(SUPPLIED DATA)
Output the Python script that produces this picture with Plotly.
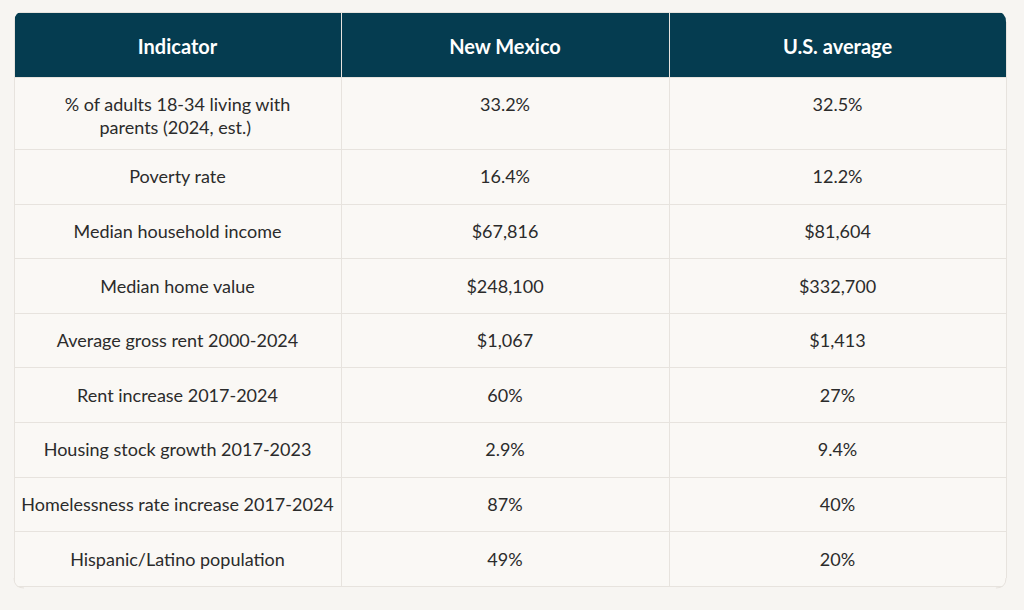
import plotly.graph_objects as go

W, H = 1024, 610

header_labels = ["Indicator", "New Mexico", "U.S. average"]
indicators = [
    "% of adults 18-34 living with<br>parents (2024, est.)",
    "Poverty rate",
    "Median household income",
    "Median home value",
    "Average gross rent 2000-2024",
    "Rent increase 2017-2024",
    "Housing stock growth 2017-2023",
    "Homelessness rate increase 2017-2024",
    "Hispanic/Latino population",
]
new_mexico = ["33.2%", "16.4%", "$67,816", "$248,100", "$1,067", "60%", "2.9%", "87%", "49%"]
us_average = ["32.5%", "12.2%", "$81,604", "$332,700", "$1,413", "27%", "9.4%", "40%", "20%"]

BG = "#f7f5f2"
CELL = "#faf8f5"
HEAD = "#053c50"
GRID = "#e7e3de"
TXT = "#2b2b2b"
FONT = "Lato"

L, R, T, B = 14, 1006, 12, 588
RAD = 10


def strut(size, extra=0):
    # invisible spacer that sets the line's box height (and optionally adds
    # horizontal room) so the table's top-aligned text ends up centred
    style = f"font-size:{size}px" + (f";letter-spacing:{extra}px" if extra else "")
    return f'<span style="{style}">&nbsp;</span>'


def centred(text, size, indent=0, next_size=None):
    lines = text.split("<br>")
    lines[0] = strut(size) + lines[0] + strut(size)
    if len(lines) == 1:
        lines.append("")  # explicit break: keeps the table from re-wrapping the markup
    else:
        # following lines are left-aligned by the table; indent them to centre
        ns = next_size or size
        lines[1:] = [strut(ns) + strut(1, indent) + ln for ln in lines[1:]]
    return "<br>".join(lines)


fig = go.Figure(go.Table(
    domain=dict(x=[L / W, R / W], y=[1 - B / H, 1 - T / H]),
    columnwidth=[327, 328, 337],
    header=dict(
        values=[centred(f"<b>{h}</b>", 34) for h in header_labels],
        fill_color=HEAD,
        line=dict(color=GRID, width=1),
        align="center",
        height=65,
        font=dict(family=FONT, size=20, color="white"),
    ),
    cells=dict(
        values=[[centred(v, 26, 33, 32) for v in col]
                for col in (indicators, new_mexico, us_average)],
        fill_color=CELL,
        line=dict(color=GRID, width=1),
        align="center",
        height=54.6,
        font=dict(family=FONT, size=18, color=TXT),
    ),
))


def px(x, y):
    return f"{x / W:.6f},{1 - y / H:.6f}"


shapes = []
for cx, cy, sx, sy in [(L, T, 1, 1), (R, T, -1, 1), (L, B, 1, -1), (R, B, -1, -1)]:
    shapes.append(dict(
        type="path", xref="paper", yref="paper", layer="above",
        path=(f"M {px(cx - sx, cy + sy * RAD)} L {px(cx - sx, cy - sy)} "
              f"L {px(cx + sx * RAD, cy - sy)} Q {px(cx, cy)} {px(cx, cy + sy * RAD)} Z"),
        fillcolor=BG, line=dict(width=0)))
    if sy == -1:
        shapes.append(dict(
            type="path", xref="paper", yref="paper", layer="above",
            path=f"M {px(cx, cy + sy * RAD)} Q {px(cx, cy)} {px(cx + sx * RAD, cy)}",
            line=dict(color=GRID, width=1)))

fig.update_layout(
    width=W, height=H,
    margin=dict(l=0, r=0, t=0, b=0),
    paper_bgcolor=BG,
    plot_bgcolor=BG,
    shapes=shapes,
)

fig.write_html(
    "out.html",
    config={"displayModeBar": False},
    post_script="document.body.style.margin='0';document.body.style.background='%s';" % BG,
)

(WHAT THE TASK ASKS)
Without including any pictures, print all of the material exactly as given.

(EXERCISE ANSWER)
Output the Python script that produces this picture with Plotly.
import plotly.graph_objects as go

W, H = 1024, 610

header_labels = ["Indicator", "New Mexico", "U.S. average"]
indicators = [
    "% of adults 18-34 living with<br>parents (2024, est.)",
    "Poverty rate",
    "Median household income",
    "Median home value",
    "Average gross rent 2000-2024",
    "Rent increase 2017-2024",
    "Housing stock growth 2017-2023",
    "Homelessness rate increase 2017-2024",
    "Hispanic/Latino population",
]
new_mexico = ["33.2%", "16.4%", "$67,816", "$248,100", "$1,067", "60%", "2.9%", "87%", "49%"]
us_average = ["32.5%", "12.2%", "$81,604", "$332,700", "$1,413", "27%", "9.4%", "40%", "20%"]

BG = "#f7f5f2"
CELL = "#faf8f5"
HEAD = "#053c50"
GRID = "#e7e3de"
TXT = "#2b2b2b"
FONT = "Lato"

L, R, T, B = 14, 1006, 12, 588
RAD = 10


def strut(size, extra=0):
    # invisible spacer that sets the line's box height (and optionally adds
    # horizontal room) so the table's top-aligned text ends up centred
    style = f"font-size:{size}px" + (f";letter-spacing:{extra}px" if extra else "")
    return f'<span style="{style}">&nbsp;</span>'


def centred(text, size, indent=0, next_size=None):
    lines = text.split("<br>")
    lines[0] = strut(size) + lines[0] + strut(size)
    if len(lines) == 1:
        lines.append("")  # explicit break: keeps the table from re-wrapping the markup
    else:
        # following lines are left-aligned by the table; indent them to centre
        ns = next_size or size
        lines[1:] = [strut(ns) + strut(1, indent) + ln for ln in lines[1:]]
    return "<br>".join(lines)


fig = go.Figure(go.Table(
    domain=dict(x=[L / W, R / W], y=[1 - B / H, 1 - T / H]),
    columnwidth=[327, 328, 337],
    header=dict(
        values=[centred(f"<b>{h}</b>", 34) for h in header_labels],
        fill_color=HEAD,
        line=dict(color=GRID, width=1),
        align="center",
        height=65,
        font=dict(family=FONT, size=20, color="white"),
    ),
    cells=dict(
        values=[[centred(v, 26, 33, 32) for v in col]
                for col in (indicators, new_mexico, us_average)],
        fill_color=CELL,
        line=dict(color=GRID, width=1),
        align="center",
        height=54.6,
        font=dict(family=FONT, size=18, color=TXT),
    ),
))


def px(x, y):
    return f"{x / W:.6f},{1 - y / H:.6f}"


shapes = []
for cx, cy, sx, sy in [(L, T, 1, 1), (R, T, -1, 1), (L, B, 1, -1), (R, B, -1, -1)]:
    shapes.append(dict(
        type="path", xref="paper", yref="paper", layer="above",
        path=(f"M {px(cx - sx, cy + sy * RAD)} L {px(cx - sx, cy - sy)} "
              f"L {px(cx + sx * RAD, cy - sy)} Q {px(cx, cy)} {px(cx, cy + sy * RAD)} Z"),
        fillcolor=BG, line=dict(width=0)))
    if sy == -1:
        shapes.append(dict(
            type="path", xref="paper", yref="paper", layer="above",
            path=f"M {px(cx, cy + sy * RAD)} Q {px(cx, cy)} {px(cx + sx * RAD, cy)}",
            line=dict(color=GRID, width=1)))

fig.update_layout(
    width=W, height=H,
    margin=dict(l=0, r=0, t=0, b=0),
    paper_bgcolor=BG,
    plot_bgcolor=BG,
    shapes=shapes,
)

fig.write_html(
    "out.html",
    config={"displayModeBar": False},
    post_script="document.body.style.margin='0';document.body.style.background='%s';" % BG,
)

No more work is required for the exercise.